The first socially-distant concert will take place in Arkansas this Friday.

Don't expect to be knocking shoulders with other fans or crowd surfing anytime soon. 

Less than 250 people will be allowed to partake in the first-ever socially-distant concert in the United States. 

Live Nation is hosting the show and the restrictions are stringent.

As fans enter the Arkansas venue, they'll be required to wear a face mask and have their temperature taken

Tickets can only be purchased in "fan pods" of 2 to 12 seat clusters. 

The venue normally holds over a thousand people, but is cutting capacity by 80%.

Fog sprayers will sanitize the venue. Bathrooms will be limited to 10 at a time.

Larger venues might be able to pull it off with higher ticket prices.

But what about the independent concert halls? 

Over 1,000 have come together to form the National Independent Venue Association in order to lobby funds from the federal government. 

They told Fox Business that 90% of them will not be able to reopen if forced to remain closed for six months or more.

"And we're the first to close. We'll be the last to open. And we need to find a way to hang on long enough to be able to serve the public again."

But maybe you'll feel safer watching a concert from the comfort of your car?.

Last month, Denmark had their first concert at a drive-in movie theater. 

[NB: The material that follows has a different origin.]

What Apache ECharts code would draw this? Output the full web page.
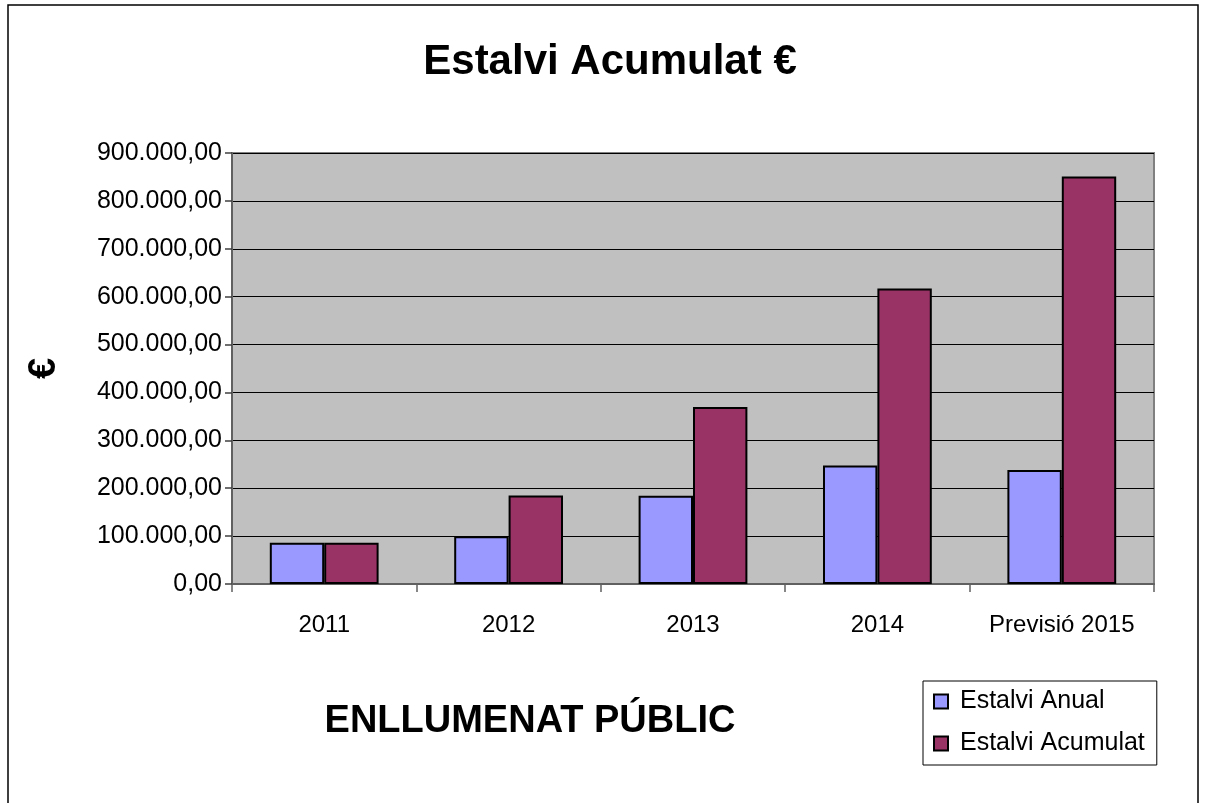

Also electronic musician Marc Ribellet is planning a 5-city tour at drive-in movie theaters across the United States starting this summer. 

And over the weekend a Seattle rapper hosted a drive-in show from a parking lot. They had no amplifier and instead gave cars wireless headphones to listen to the show. 

Despite all the changes, fans remain optimistic.

Live Nation says 90% of ticket holders have chosen to keep their tickets instead of ask for a refund because they believe the shows will go on.